Kaepernick’s initial protest was such a bombshell because it was by nature a critique of how the American civic religion is performed. The anthem in NFL games is less a rendition of a song and more a set of rites that have sprawled into the realm of the absurd. Today, billowing 100-yard-long flags, military color guards, fighter jets, stealth bombers, paratroopers, and police units make up the “America” pregame portion of even the most mundane contests. While many people expressed alarm earlier this year at the brazen militarism of Trump musing out loud about holding military parades on American streets for holidays, few fathomed that weekly football games already emulate the function of military parades, showcasing the kind of firepower that the country’s military uses to vaporize homes and flatten cities. Add to that the fact that many of those exercises are directly subsidized by funds from the Department of Defense, and the deeper layers of Kaepernick’s protest come into view.
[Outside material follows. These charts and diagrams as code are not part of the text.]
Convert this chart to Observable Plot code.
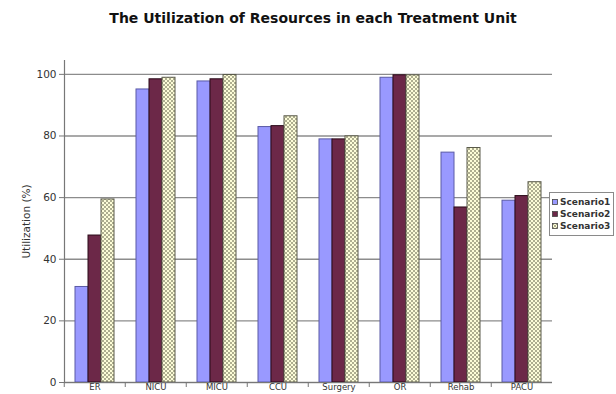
<!DOCTYPE html>
<html>
<head>
<meta charset="utf-8">
<script src="https://cdn.jsdelivr.net/npm/d3@7"></script>
<script src="https://cdn.jsdelivr.net/npm/@observablehq/plot@0.6"></script>
<style>
  html, body { margin: 0; padding: 0; background: #fff; }
  #wrap { position: relative; width: 616px; height: 394px; overflow: hidden; font-family: "DejaVu Sans", sans-serif; }
  #title { position: absolute; left: 0; top: 10px; width: 626px; text-align: center; font-weight: bold; font-size: 14px; color: #111; }
  #chart { position: absolute; left: 0; top: 0; }
  #legend { position: absolute; left: 549px; top: 192px; width: 61px; border: 1px solid #8a8a8a; background: #fff; padding: 3px 0 3px 2px; font-size: 9px; font-weight: bold; color: #333; }
  #legend .row { display: flex; align-items: center; height: 12px; }
  #legend svg { margin-right: 2px; }
</style>
</head>
<body>
<div id="wrap">
  <div id="chart"></div>
  <div id="title">The Utilization of Resources in each Treatment Unit</div>
  <div id="legend"></div>
</div>
<script>
// ---- data ----
const categories = ["ER", "NICU", "MICU", "CCU", "Surgery", "OR", "Rehab", "PACU"];
const scenarios = ["Scenario1", "Scenario2", "Scenario3"];
const scenario1 = [31.0, 95.1, 97.7, 82.9, 78.9, 98.9, 74.6, 59.0];
const scenario2 = [47.7, 98.4, 98.4, 83.2, 78.9, 99.7, 56.8, 60.5];
const scenario3 = [59.4, 98.9, 99.8, 86.4, 79.9, 99.7, 76.1, 65.0];
const yTicks = [0, 20, 40, 60, 80, 100];

const series = [scenario1, scenario2, scenario3];
const table = [];
scenarios.forEach((s, j) => categories.forEach((c, i) => table.push({unit: c, scenario: s, value: series[j][i]})));

const fills = {Scenario1: "#9999ff", Scenario2: "#6c2848", Scenario3: "url(#chk)"};
const strokes = {Scenario1: "#5a5aa6", Scenario2: "#2a0a18", Scenario3: "#5a5a4a"};

const W = 616, ML = 62, MR = 62;
const step = (W - ML - MR) / categories.length;

const barMarks = scenarios.map(s => Plot.barY(table.filter(d => d.scenario === s), {
  fx: "unit", x: "scenario", y: "value",
  fill: fills[s], stroke: strokes[s], strokeWidth: 1, inset: 0
}));

const svg = Plot.plot({
  width: W, height: 394,
  marginTop: 60, marginBottom: 12, marginLeft: ML, marginRight: MR,
  style: {fontFamily: "DejaVu Sans", fontSize: "10.5px", color: "#333", background: "transparent", overflow: "visible"},
  fx: {domain: categories, padding: 0, label: null},
  x: {domain: scenarios, paddingInner: 0, paddingOuter: 0.75, axis: null},
  y: {domain: [0, 104.5]},
  marks: [
    Plot.gridY(yTicks, {stroke: "#8c8c8c", strokeOpacity: 1, strokeWidth: 1.3}),
    ...barMarks,
    Plot.ruleY([0], {stroke: "#777", strokeWidth: 1.2}),
    Plot.frame({anchor: "left", facetAnchor: "left", stroke: "#777", strokeWidth: 1.2}),
    Plot.axisY({ticks: yTicks, tickSize: 5, tickPadding: 3, stroke: "#777",
      label: "Utilization (%)", labelAnchor: "center", labelOffset: 42, labelArrow: "none"}),
    Plot.axisFx({anchor: "bottom", tickSize: 0, tickPadding: 1, fontSize: 8.5, label: null}),
    Plot.axisFx({anchor: "bottom", tickSize: 5, tickFormat: () => "", dx: -step / 2, stroke: "#777", label: null})
  ]
});

d3.select(svg).insert("defs", ":first-child").html(
  `<pattern id="chk" width="4" height="4" patternUnits="userSpaceOnUse">
     <rect width="4" height="4" fill="#fdfdd8"/>
     <rect width="2" height="2" fill="#aeae90"/>
     <rect x="2" y="2" width="2" height="2" fill="#aeae90"/>
   </pattern>`);
document.getElementById("chart").appendChild(svg);

const legend = d3.select("#legend");
scenarios.forEach(s => {
  const row = legend.append("div").attr("class", "row");
  row.append("svg").attr("width", 6).attr("height", 6)
    .append("rect").attr("x", 0.5).attr("y", 0.5).attr("width", 5).attr("height", 5)
    .attr("fill", fills[s]).attr("stroke", "#444").attr("stroke-width", 0.8);
  row.append("span").text(s);
});
</script>
</body>
</html>
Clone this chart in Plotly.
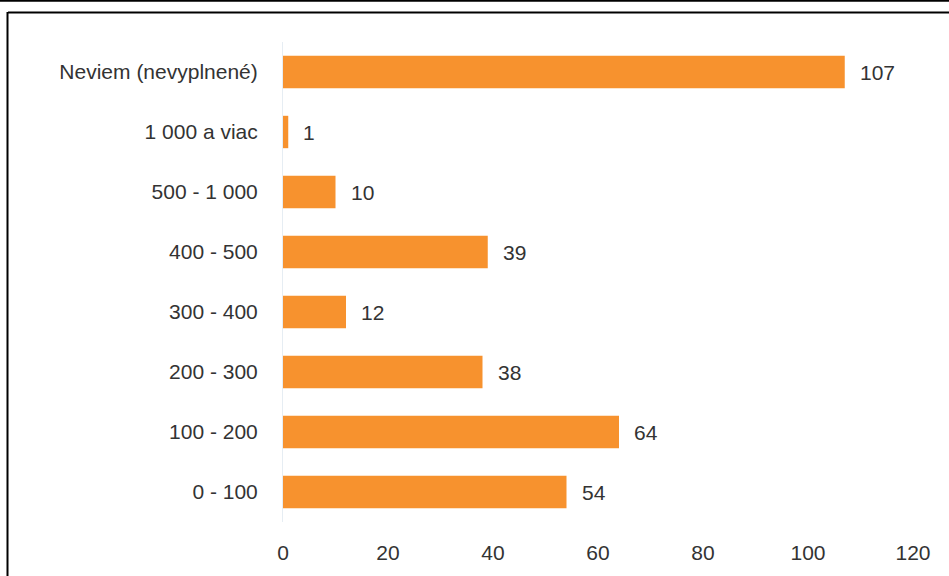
import plotly.graph_objects as go

categories = ["0 - 100", "100 - 200", "200 - 300", "300 - 400",
              "400 - 500", "500 - 1 000", "1 000 a viac", "Neviem (nevyplnené)"]
counts = [54, 64, 38, 12, 39, 10, 1, 107]
x_ticks = [0, 20, 40, 60, 80, 100, 120]

W, H = 949, 576
L, R, T, B = 283, 36, 42, 52
pw, ph = W - L - R, H - T - B
FONT = "Liberation Sans, Arial"
TXT = "#333333"
FS = 21


def px_x(p):
    return (p - L) / pw


def px_y(p):
    return (H - B - p) / ph


fig = go.Figure(go.Bar(
    x=counts, y=categories, orientation="h",
    marker=dict(color="#F7922E", line=dict(width=0)),
    width=0.54,
))

for c, v in zip(categories, counts):
    fig.add_annotation(x=v, y=c, text=str(v), showarrow=False,
                       xanchor="left", xshift=13,
                       font=dict(family=FONT, size=FS, color=TXT))

# frame lines around the chart
fig.add_shape(type="line", xref="paper", yref="paper",
              x0=px_x(8), x1=px_x(W), y0=px_y(12.5), y1=px_y(12.5),
              line=dict(color="black", width=2))
fig.add_shape(type="line", xref="paper", yref="paper",
              x0=px_x(7.5), x1=px_x(7.5), y0=px_y(12), y1=px_y(H + 5),
              line=dict(color="black", width=2))
fig.add_shape(type="line", xref="paper", yref="paper",
              x0=px_x(0), x1=px_x(W), y0=px_y(0.5), y1=px_y(0.5),
              line=dict(color="black", width=2))

fig.update_layout(
    width=W, height=H,
    margin=dict(l=L, r=R, t=T, b=B),
    paper_bgcolor="white", plot_bgcolor="white",
    showlegend=False,
    font=dict(family=FONT, size=FS, color=TXT),
    xaxis=dict(range=[0, 120], tickvals=x_ticks, showgrid=False, zeroline=False,
               showline=False, ticks="outside", ticklen=12, tickcolor="white",
               tickfont=dict(family=FONT, size=FS, color=TXT)),
    yaxis=dict(categoryorder="array", categoryarray=categories,
               range=[-0.5, 7.5], showgrid=False, zeroline=False,
               showline=True, linecolor="#e6edf3", linewidth=1,
               ticks="", ticklabelstandoff=20,
               tickfont=dict(family=FONT, size=FS, color=TXT)),
)

fig.write_html("out.html")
If, as King said in his 1967 Riverside speech against the Vietnam War, racism, materialism, and militarism are “giant triplets” that reinforce and rebuild one another, it’s clear that they all play a role in the policy brutality at the core of Kaepernick’s original complaint. Policing has rapidly militarized, and the societal deference shown to the military is mirrored in the deference given to police, where it often manifests as impunity for officers who abuse their authority. Existing racial inequalities and racial biases create the self-perpetuating nature of police brutality, and police have often acted as engines of capital, enforcing local corrupt money machines like those in Ferguson that not only violate the civil rights of people of color, but lend to further poverty and inequality. These all in turn destroy black lives. And those values are all, in turn, peddled with every snap of the NFL.
The original act of a refusal to stand for an anthem was a direct challenge to those values, and also a direct challenge to the very existence of the league and its place in American civics. It and sister protests were about what every protest is about—power—and who gets to wield that power. And, while comparisons of football and war are perhaps over-determined, in responding to that challenge, the NFL revealed itself to be a shade of America’s most enduring war, the one that cleaves brother from brother and threatens the foundations of power.
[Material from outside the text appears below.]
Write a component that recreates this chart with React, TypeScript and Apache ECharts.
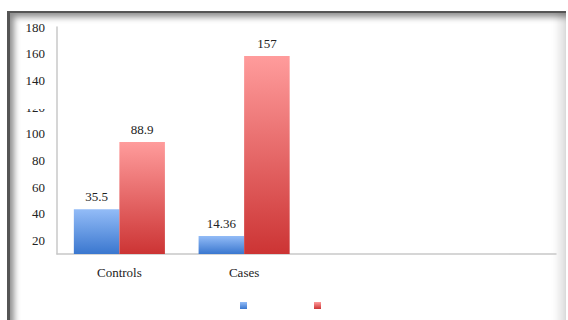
import React, { useEffect, useRef } from "react";
import * as echarts from "echarts";

const categories = ["Controls", "Cases", "", ""];
const seriesBlue = [35.5, 14.36];
const seriesRed = [88.9, 157];
const tickValues = [20, 40, 60, 80, 100, 120, 140, 160, 180];

const FONT = "'Liberation Serif', 'DejaVu Serif', serif";

export default function App() {
  const ref = useRef<HTMLDivElement>(null);
  useEffect(() => {
    if (!ref.current) return;
    const chart = echarts.init(ref.current, undefined, { renderer: "svg" });
    const grad = (top: string, bottom: string) =>
      new echarts.graphic.LinearGradient(0, 0, 0, 1, [
        { offset: 0, color: top },
        { offset: 1, color: bottom },
      ]);
    chart.setOption({
      animation: false,
      backgroundColor: "transparent",
      textStyle: { fontFamily: FONT },
      grid: { left: 57, right: 12, top: 27, bottom: 66, containLabel: false },
      legend: {
        left: 235,
        top: 297,
        itemWidth: 7,
        itemHeight: 7,
        itemGap: 67,
        icon: "rect",
        formatter: () => "",
        selectedMode: false,
        data: ["Blue", "Red"],
      },
      xAxis: {
        type: "category",
        data: categories,
        axisLine: { show: true, lineStyle: { color: "#c8c8c8", width: 1.5 } },
        axisTick: { show: false },
        axisLabel: { color: "#222", fontSize: 13, fontFamily: FONT, margin: 12 },
      },
      yAxis: [
        {
          type: "value",
          min: 0,
          max: 180,
          axisLine: { show: true, lineStyle: { color: "#c8c8c8", width: 1.5 } },
          axisTick: { show: false },
          axisLabel: { show: false },
          splitLine: { show: false },
        },
        {
          type: "value",
          position: "left",
          min: 10,
          max: 180,
          interval: 10,
          axisLine: { show: false },
          axisTick: { show: false },
          splitLine: { show: false },
          axisLabel: {
            color: "#222",
            fontSize: 13,
            fontFamily: FONT,
            margin: 12,
            formatter: (v: number) => (tickValues.indexOf(v) >= 0 ? String(v) : ""),
          },
        },
      ],
      series: [
        {
          name: "Blue",
          type: "bar",
          yAxisIndex: 0,
          data: seriesBlue,
          barGap: "0%",
          barCategoryGap: "27%",
          itemStyle: { color: grad("#93bcf7", "#3a77cf") },
          label: {
            show: true,
            position: "top",
            distance: 6,
            color: "#222",
            fontSize: 13,
            fontFamily: FONT,
          },
        },
        {
          name: "Red",
          type: "bar",
          yAxisIndex: 0,
          data: seriesRed,
          itemStyle: { color: grad("#ff9c9c", "#cc3434") },
          label: {
            show: true,
            position: "top",
            distance: 6,
            color: "#222",
            fontSize: 13,
            fontFamily: FONT,
          },
        },
      ],
      graphic: [
        {
          type: "rect",
          z: 100,
          shape: { x: 22, y: 90, width: 30, height: 19 },
          style: { fill: "#ffffff" },
        },
      ],
    });
    return () => chart.dispose();
  }, []);

  return (
    <div style={{ position: "fixed", left: 0, top: 0, width: 568, height: 320, background: "#fff", overflow: "hidden" }}>
      <div
        style={{
          position: "absolute",
          left: 7,
          top: 11,
          width: 559,
          height: 330,
          boxSizing: "border-box",
          borderTop: "2px solid #555",
          borderLeft: "3px solid #555",
          boxShadow: "inset 4px 4px 6px rgba(0,0,0,0.45), inset -7px -7px 8px rgba(0,0,0,0.12)",
          background: "#fff",
        }}
      />
      <div ref={ref} style={{ position: "absolute", left: 0, top: 0, width: 568, height: 320 }} />
    </div>
  );
}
The NFL’s response will probably win the day. The league is a juggernaut, and it will do everything it can to erase the revelation of its political nature, and get back to the version of reality where, to quote New England Patriots owner Robert Kraft, “there is no greater unifier in this country than sports, and unfortunately, nothing more divisive than sports.” But, just under the surface, the truth is that the gridiron is one of the main arenas where the fight over injustice and American identity is waged, and that fight won’t be ending any time soon.